===== Material supplied

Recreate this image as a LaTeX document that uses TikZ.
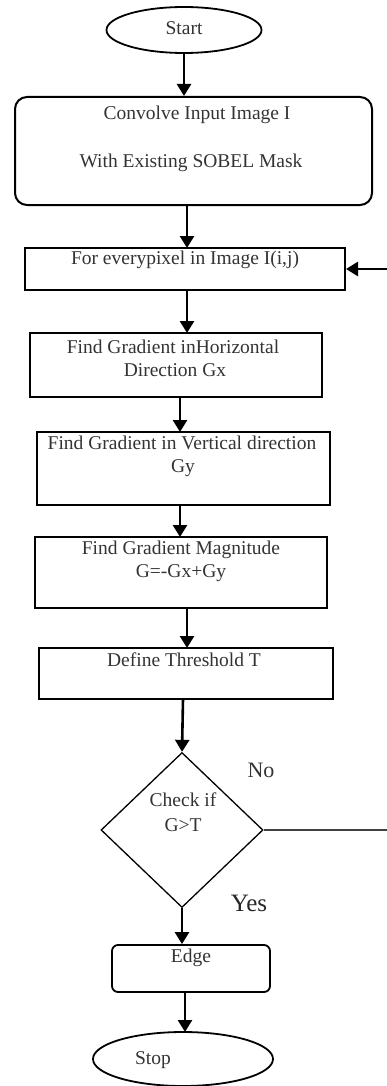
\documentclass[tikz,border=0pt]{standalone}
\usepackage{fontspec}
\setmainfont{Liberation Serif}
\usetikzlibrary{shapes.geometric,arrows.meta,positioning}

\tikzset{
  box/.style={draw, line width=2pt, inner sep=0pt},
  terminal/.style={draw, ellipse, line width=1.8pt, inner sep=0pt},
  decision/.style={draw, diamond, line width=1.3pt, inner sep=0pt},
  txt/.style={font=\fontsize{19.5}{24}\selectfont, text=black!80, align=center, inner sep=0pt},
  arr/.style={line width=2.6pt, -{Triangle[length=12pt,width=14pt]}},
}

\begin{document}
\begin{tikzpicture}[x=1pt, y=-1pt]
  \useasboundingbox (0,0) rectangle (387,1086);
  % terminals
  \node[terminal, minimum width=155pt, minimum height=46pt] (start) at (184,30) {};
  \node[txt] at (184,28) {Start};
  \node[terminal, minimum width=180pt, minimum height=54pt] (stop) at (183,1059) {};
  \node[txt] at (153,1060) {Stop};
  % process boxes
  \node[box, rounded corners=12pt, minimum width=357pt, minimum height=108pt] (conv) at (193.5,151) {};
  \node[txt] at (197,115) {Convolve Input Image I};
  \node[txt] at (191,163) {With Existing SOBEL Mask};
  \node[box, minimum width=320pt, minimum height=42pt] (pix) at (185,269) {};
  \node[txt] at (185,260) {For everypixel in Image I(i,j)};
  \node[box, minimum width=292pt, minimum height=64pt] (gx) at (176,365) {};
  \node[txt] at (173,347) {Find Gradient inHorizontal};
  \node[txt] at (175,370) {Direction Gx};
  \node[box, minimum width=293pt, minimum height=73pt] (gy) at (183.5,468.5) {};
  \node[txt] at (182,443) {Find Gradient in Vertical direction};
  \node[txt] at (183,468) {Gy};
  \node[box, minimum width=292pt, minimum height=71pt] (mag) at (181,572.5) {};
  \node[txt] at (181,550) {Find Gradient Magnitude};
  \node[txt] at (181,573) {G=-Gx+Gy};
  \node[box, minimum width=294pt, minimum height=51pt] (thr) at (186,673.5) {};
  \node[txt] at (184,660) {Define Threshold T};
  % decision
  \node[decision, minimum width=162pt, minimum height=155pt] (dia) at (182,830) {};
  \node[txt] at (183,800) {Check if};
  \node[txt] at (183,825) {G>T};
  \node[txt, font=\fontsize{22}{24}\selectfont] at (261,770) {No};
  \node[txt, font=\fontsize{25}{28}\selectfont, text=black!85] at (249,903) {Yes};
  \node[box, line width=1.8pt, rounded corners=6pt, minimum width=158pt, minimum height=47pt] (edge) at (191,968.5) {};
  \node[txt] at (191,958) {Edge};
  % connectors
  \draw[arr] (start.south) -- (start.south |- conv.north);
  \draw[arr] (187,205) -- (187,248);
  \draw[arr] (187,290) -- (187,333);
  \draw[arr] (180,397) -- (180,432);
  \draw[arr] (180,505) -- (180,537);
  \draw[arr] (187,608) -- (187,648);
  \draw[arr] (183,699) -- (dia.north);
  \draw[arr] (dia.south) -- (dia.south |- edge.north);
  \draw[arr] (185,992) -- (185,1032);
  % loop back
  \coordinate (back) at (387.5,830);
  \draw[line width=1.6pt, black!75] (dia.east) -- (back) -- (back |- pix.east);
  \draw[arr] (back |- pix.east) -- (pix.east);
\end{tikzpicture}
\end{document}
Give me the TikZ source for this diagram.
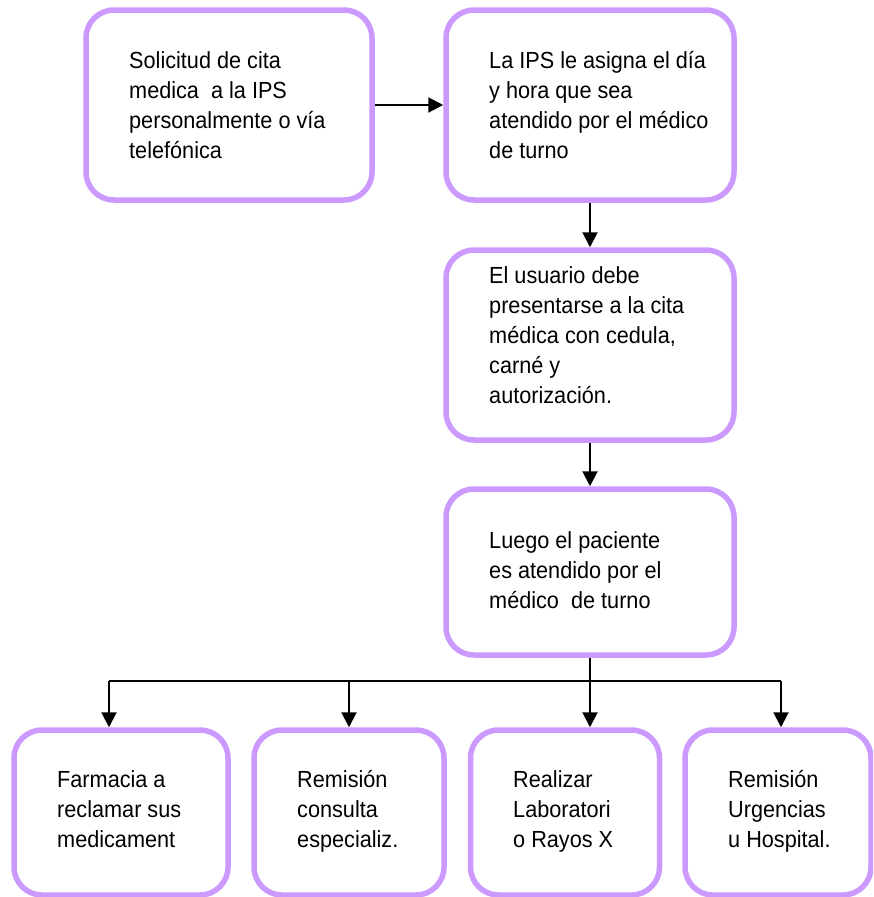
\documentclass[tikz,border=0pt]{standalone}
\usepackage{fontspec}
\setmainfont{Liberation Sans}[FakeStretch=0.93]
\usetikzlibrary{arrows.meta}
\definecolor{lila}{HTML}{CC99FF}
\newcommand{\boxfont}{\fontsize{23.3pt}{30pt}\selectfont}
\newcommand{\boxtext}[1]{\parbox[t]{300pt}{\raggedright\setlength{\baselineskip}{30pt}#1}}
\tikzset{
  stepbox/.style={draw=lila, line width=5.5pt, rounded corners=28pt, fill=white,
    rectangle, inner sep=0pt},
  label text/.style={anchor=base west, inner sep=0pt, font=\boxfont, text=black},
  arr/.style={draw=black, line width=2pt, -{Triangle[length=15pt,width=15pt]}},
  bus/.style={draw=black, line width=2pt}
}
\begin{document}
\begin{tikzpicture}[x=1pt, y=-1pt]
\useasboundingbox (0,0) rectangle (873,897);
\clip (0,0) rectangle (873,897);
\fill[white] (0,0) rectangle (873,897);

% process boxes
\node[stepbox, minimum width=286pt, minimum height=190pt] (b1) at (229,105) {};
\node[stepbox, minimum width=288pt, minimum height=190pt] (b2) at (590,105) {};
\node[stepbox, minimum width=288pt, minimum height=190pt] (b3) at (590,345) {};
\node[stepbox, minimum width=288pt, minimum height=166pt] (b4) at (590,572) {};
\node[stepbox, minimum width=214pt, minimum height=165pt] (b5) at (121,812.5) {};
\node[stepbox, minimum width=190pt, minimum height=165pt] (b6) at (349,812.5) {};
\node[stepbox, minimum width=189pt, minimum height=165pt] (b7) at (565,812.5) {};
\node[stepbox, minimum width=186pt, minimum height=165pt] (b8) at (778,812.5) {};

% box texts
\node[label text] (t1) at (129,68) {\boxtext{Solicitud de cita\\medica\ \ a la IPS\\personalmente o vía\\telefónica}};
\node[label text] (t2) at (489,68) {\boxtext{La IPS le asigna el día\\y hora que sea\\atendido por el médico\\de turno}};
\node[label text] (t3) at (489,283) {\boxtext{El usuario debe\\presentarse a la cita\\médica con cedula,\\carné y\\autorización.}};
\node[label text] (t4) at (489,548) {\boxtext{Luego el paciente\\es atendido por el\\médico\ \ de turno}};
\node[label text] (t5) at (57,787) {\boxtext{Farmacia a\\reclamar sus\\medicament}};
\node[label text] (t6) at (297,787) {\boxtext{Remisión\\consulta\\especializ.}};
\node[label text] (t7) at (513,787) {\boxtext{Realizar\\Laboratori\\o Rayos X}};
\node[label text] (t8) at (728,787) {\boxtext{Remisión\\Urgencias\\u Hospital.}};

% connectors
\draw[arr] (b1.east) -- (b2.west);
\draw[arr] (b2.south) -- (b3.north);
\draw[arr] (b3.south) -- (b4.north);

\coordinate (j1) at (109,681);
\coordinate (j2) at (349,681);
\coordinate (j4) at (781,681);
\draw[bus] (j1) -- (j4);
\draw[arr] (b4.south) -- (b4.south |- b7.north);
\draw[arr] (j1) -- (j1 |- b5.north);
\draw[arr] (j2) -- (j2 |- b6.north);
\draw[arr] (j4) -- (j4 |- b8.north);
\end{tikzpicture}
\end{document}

==========

Task to carry out:
Quote the material exactly. Pictures stay out.

Result of the exercise:
Recreate this image as a LaTeX document that uses TikZ.
\documentclass[tikz,border=0pt]{standalone}
\usepackage{fontspec}
\setmainfont{Liberation Serif}
\usetikzlibrary{shapes.geometric,arrows.meta,positioning}

\tikzset{
  box/.style={draw, line width=2pt, inner sep=0pt},
  terminal/.style={draw, ellipse, line width=1.8pt, inner sep=0pt},
  decision/.style={draw, diamond, line width=1.3pt, inner sep=0pt},
  txt/.style={font=\fontsize{19.5}{24}\selectfont, text=black!80, align=center, inner sep=0pt},
  arr/.style={line width=2.6pt, -{Triangle[length=12pt,width=14pt]}},
}

\begin{document}
\begin{tikzpicture}[x=1pt, y=-1pt]
  \useasboundingbox (0,0) rectangle (387,1086);
  % terminals
  \node[terminal, minimum width=155pt, minimum height=46pt] (start) at (184,30) {};
  \node[txt] at (184,28) {Start};
  \node[terminal, minimum width=180pt, minimum height=54pt] (stop) at (183,1059) {};
  \node[txt] at (153,1060) {Stop};
  % process boxes
  \node[box, rounded corners=12pt, minimum width=357pt, minimum height=108pt] (conv) at (193.5,151) {};
  \node[txt] at (197,115) {Convolve Input Image I};
  \node[txt] at (191,163) {With Existing SOBEL Mask};
  \node[box, minimum width=320pt, minimum height=42pt] (pix) at (185,269) {};
  \node[txt] at (185,260) {For everypixel in Image I(i,j)};
  \node[box, minimum width=292pt, minimum height=64pt] (gx) at (176,365) {};
  \node[txt] at (173,347) {Find Gradient inHorizontal};
  \node[txt] at (175,370) {Direction Gx};
  \node[box, minimum width=293pt, minimum height=73pt] (gy) at (183.5,468.5) {};
  \node[txt] at (182,443) {Find Gradient in Vertical direction};
  \node[txt] at (183,468) {Gy};
  \node[box, minimum width=292pt, minimum height=71pt] (mag) at (181,572.5) {};
  \node[txt] at (181,550) {Find Gradient Magnitude};
  \node[txt] at (181,573) {G=-Gx+Gy};
  \node[box, minimum width=294pt, minimum height=51pt] (thr) at (186,673.5) {};
  \node[txt] at (184,660) {Define Threshold T};
  % decision
  \node[decision, minimum width=162pt, minimum height=155pt] (dia) at (182,830) {};
  \node[txt] at (183,800) {Check if};
  \node[txt] at (183,825) {G>T};
  \node[txt, font=\fontsize{22}{24}\selectfont] at (261,770) {No};
  \node[txt, font=\fontsize{25}{28}\selectfont, text=black!85] at (249,903) {Yes};
  \node[box, line width=1.8pt, rounded corners=6pt, minimum width=158pt, minimum height=47pt] (edge) at (191,968.5) {};
  \node[txt] at (191,958) {Edge};
  % connectors
  \draw[arr] (start.south) -- (start.south |- conv.north);
  \draw[arr] (187,205) -- (187,248);
  \draw[arr] (187,290) -- (187,333);
  \draw[arr] (180,397) -- (180,432);
  \draw[arr] (180,505) -- (180,537);
  \draw[arr] (187,608) -- (187,648);
  \draw[arr] (183,699) -- (dia.north);
  \draw[arr] (dia.south) -- (dia.south |- edge.north);
  \draw[arr] (185,992) -- (185,1032);
  % loop back
  \coordinate (back) at (387.5,830);
  \draw[line width=1.6pt, black!75] (dia.east) -- (back) -- (back |- pix.east);
  \draw[arr] (back |- pix.east) -- (pix.east);
\end{tikzpicture}
\end{document}
Give me the TikZ source for this diagram.
\documentclass[tikz,border=0pt]{standalone}
\usepackage{fontspec}
\setmainfont{Liberation Sans}[FakeStretch=0.93]
\usetikzlibrary{arrows.meta}
\definecolor{lila}{HTML}{CC99FF}
\newcommand{\boxfont}{\fontsize{23.3pt}{30pt}\selectfont}
\newcommand{\boxtext}[1]{\parbox[t]{300pt}{\raggedright\setlength{\baselineskip}{30pt}#1}}
\tikzset{
  stepbox/.style={draw=lila, line width=5.5pt, rounded corners=28pt, fill=white,
    rectangle, inner sep=0pt},
  label text/.style={anchor=base west, inner sep=0pt, font=\boxfont, text=black},
  arr/.style={draw=black, line width=2pt, -{Triangle[length=15pt,width=15pt]}},
  bus/.style={draw=black, line width=2pt}
}
\begin{document}
\begin{tikzpicture}[x=1pt, y=-1pt]
\useasboundingbox (0,0) rectangle (873,897);
\clip (0,0) rectangle (873,897);
\fill[white] (0,0) rectangle (873,897);

% process boxes
\node[stepbox, minimum width=286pt, minimum height=190pt] (b1) at (229,105) {};
\node[stepbox, minimum width=288pt, minimum height=190pt] (b2) at (590,105) {};
\node[stepbox, minimum width=288pt, minimum height=190pt] (b3) at (590,345) {};
\node[stepbox, minimum width=288pt, minimum height=166pt] (b4) at (590,572) {};
\node[stepbox, minimum width=214pt, minimum height=165pt] (b5) at (121,812.5) {};
\node[stepbox, minimum width=190pt, minimum height=165pt] (b6) at (349,812.5) {};
\node[stepbox, minimum width=189pt, minimum height=165pt] (b7) at (565,812.5) {};
\node[stepbox, minimum width=186pt, minimum height=165pt] (b8) at (778,812.5) {};

% box texts
\node[label text] (t1) at (129,68) {\boxtext{Solicitud de cita\\medica\ \ a la IPS\\personalmente o vía\\telefónica}};
\node[label text] (t2) at (489,68) {\boxtext{La IPS le asigna el día\\y hora que sea\\atendido por el médico\\de turno}};
\node[label text] (t3) at (489,283) {\boxtext{El usuario debe\\presentarse a la cita\\médica con cedula,\\carné y\\autorización.}};
\node[label text] (t4) at (489,548) {\boxtext{Luego el paciente\\es atendido por el\\médico\ \ de turno}};
\node[label text] (t5) at (57,787) {\boxtext{Farmacia a\\reclamar sus\\medicament}};
\node[label text] (t6) at (297,787) {\boxtext{Remisión\\consulta\\especializ.}};
\node[label text] (t7) at (513,787) {\boxtext{Realizar\\Laboratori\\o Rayos X}};
\node[label text] (t8) at (728,787) {\boxtext{Remisión\\Urgencias\\u Hospital.}};

% connectors
\draw[arr] (b1.east) -- (b2.west);
\draw[arr] (b2.south) -- (b3.north);
\draw[arr] (b3.south) -- (b4.north);

\coordinate (j1) at (109,681);
\coordinate (j2) at (349,681);
\coordinate (j4) at (781,681);
\draw[bus] (j1) -- (j4);
\draw[arr] (b4.south) -- (b4.south |- b7.north);
\draw[arr] (j1) -- (j1 |- b5.north);
\draw[arr] (j2) -- (j2 |- b6.north);
\draw[arr] (j4) -- (j4 |- b8.north);
\end{tikzpicture}
\end{document}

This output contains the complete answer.